Gay-Straight Alliance-type clubs are, in my experience, very welcoming, fun and friendly. Niche groups, like ones for LARP/RPG enthusiasts, gamers, ethics discussion groups, international/cultural clubs (yes, you’ll probably be allowed to join even if you don’t have a particular background or aren't an international student!), anime organizations and essentially any group with a singular focus will be made up of individuals who are just as passionate about that activity
as you are, and also eager to meet new people.
It would be impossible for me to list all the clubs
or organizations that appeal to people with specific interests, but I’ll list some of the more exotic ones: we have a group dedicated to the “recreation of the Middle Ages;” an astronomy club and an environmental sustainability club.
My favorite organization
is our chapter of First Book, a national charity that promotes literacy and provides books to children who may not be able to have one of their own. It’s a very small group of maybe a dozen students and, because it’s very informal, I’m always comfortable speaking up.
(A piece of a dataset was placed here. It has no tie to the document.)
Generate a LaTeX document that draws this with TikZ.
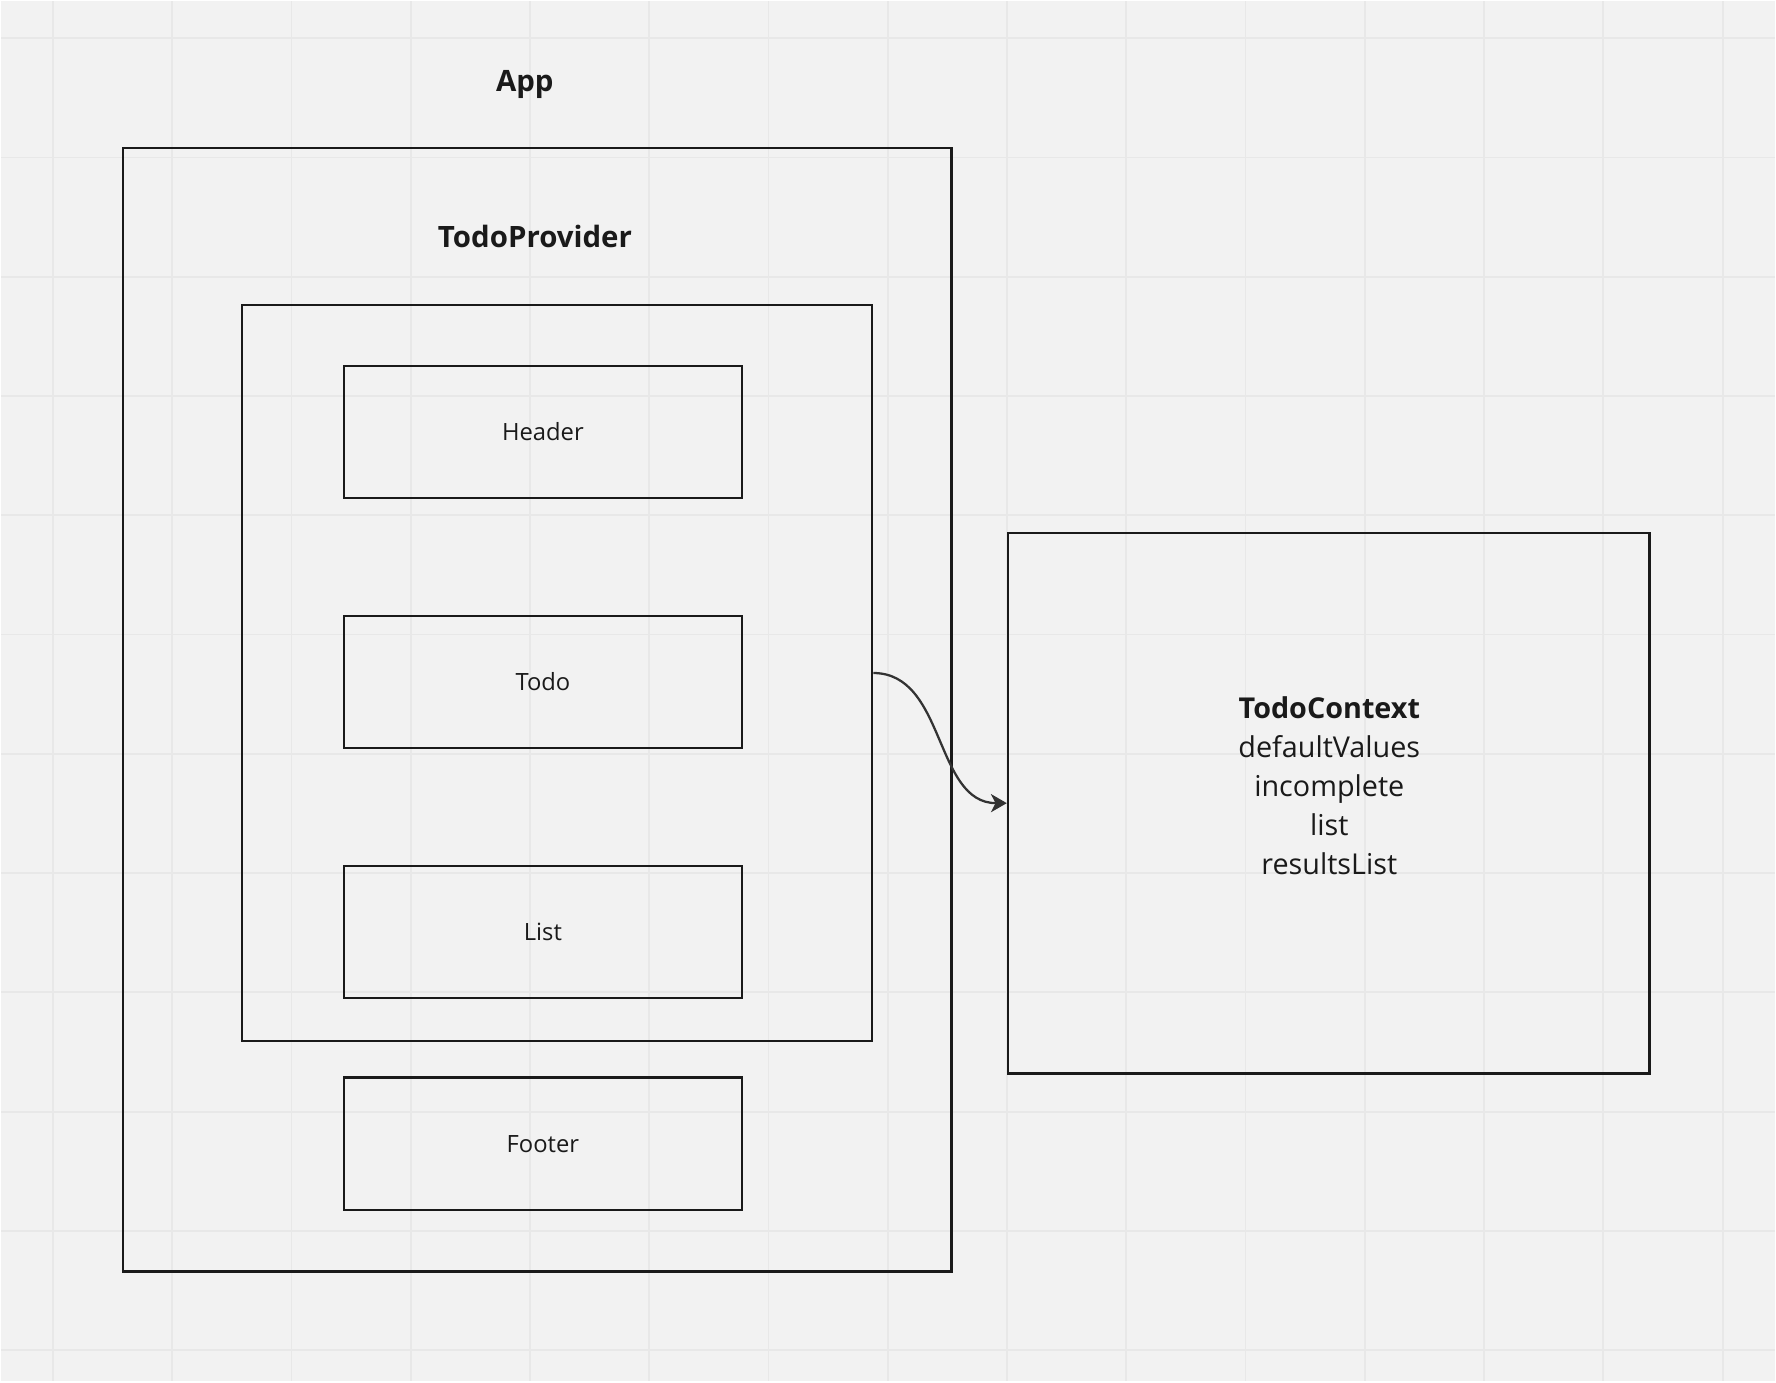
\documentclass[tikz,border=0pt]{standalone}
\usepackage{fontspec}
\setmainfont{Open Sans}
\usetikzlibrary{arrows.meta}
\definecolor{board}{HTML}{F2F2F2}
\definecolor{gridline}{HTML}{E8E8E8}
\definecolor{ink}{HTML}{1A1A1A}
\definecolor{wire}{HTML}{333333}
\begin{document}
\begin{tikzpicture}[x=0.5pt,y=-0.5pt,
    frame/.style={draw=ink,line width=1pt,inner sep=0pt},
    comp/.style={frame,minimum width=176pt,minimum height=58.5pt,
      font=\fontsize{10.5}{12.5}\selectfont,text=ink},
    title/.style={font=\fontsize{13}{15.5}\selectfont\bfseries,text=ink}]
  \fill[color=board] (0,0) rectangle (1568,1220);
  \foreach \i in {0,...,14}
    \draw[gridline,line width=0.8pt] ({46+105.4*\i},0) -- ++(0,1220);
  \foreach \j in {0,...,11}
    \draw[gridline,line width=0.8pt] (0,{33+105.4*\j}) -- ++(1568,0);
  \node[title] (apptitle) at (463,74) {App};
  \node[frame,minimum width=366pt,minimum height=496.5pt] (app) at (474,626.5) {};
  \node[title] (providertitle) at (472,208) {TodoProvider};
  \node[frame,minimum width=278.5pt,minimum height=325pt] (provider) at (491.5,594) {};
  \node[comp] (header) at (479,381) {Header};
  \node[comp] (todo) at (479,602) {Todo};
  \node[comp] (list) at (479,823) {List};
  \node[comp] (footer) at (479,1010) {Footer};
  \node[frame,minimum width=283.5pt,minimum height=239pt] (context) at (1173.5,709) {};
  \node[align=center,text=ink,font=\fontsize{12.7}{17.25}\selectfont] (contexttext) at (1174,693.5)
    {\textbf{TodoContext}\\defaultValues\\incomplete\\list\\resultsList};
  \draw[wire,line width=1pt,-{Stealth[length=7pt,width=8pt,inset=2pt]}]
    (provider.east) to[out=0,in=180] (context.west);
\end{tikzpicture}
\end{document}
Reading is a huge part of my life and I love that I have the opportunity to give books to others who need them.
That kind of camaraderie can be present in just about every small organization, which means that it’s easy to build friendships there.
Study with a Buddy
Even if you’re not having a difficult time, setting up a study group of a few nice people
from one of your classes is a good way to bond with others.
Some major programs even have study hours where more experienced students can help younger ones with their coursework.
Remember, it’s totally all right to attach on to a group if you know at least one of the members—and if you see some friendly faces
in the dining hall, sit with them!
Even though you may feel awkward about tagging along, chances are they won’t mind a bit.
Most people, especially new college students, are open to the idea of getting to know new people
I know that it’s difficult, but getting comfortable spending time alone is one of the best things you can do to gain the confidence to strike up a conversation and meet new people
. You may even find that, like me, you sometimes need a quiet evening to yourself—and that’s totally okay!
As long as you’re projecting openness and make a little bit of effort, I’m sure that you’ll make at least one new friend before the semester’s end.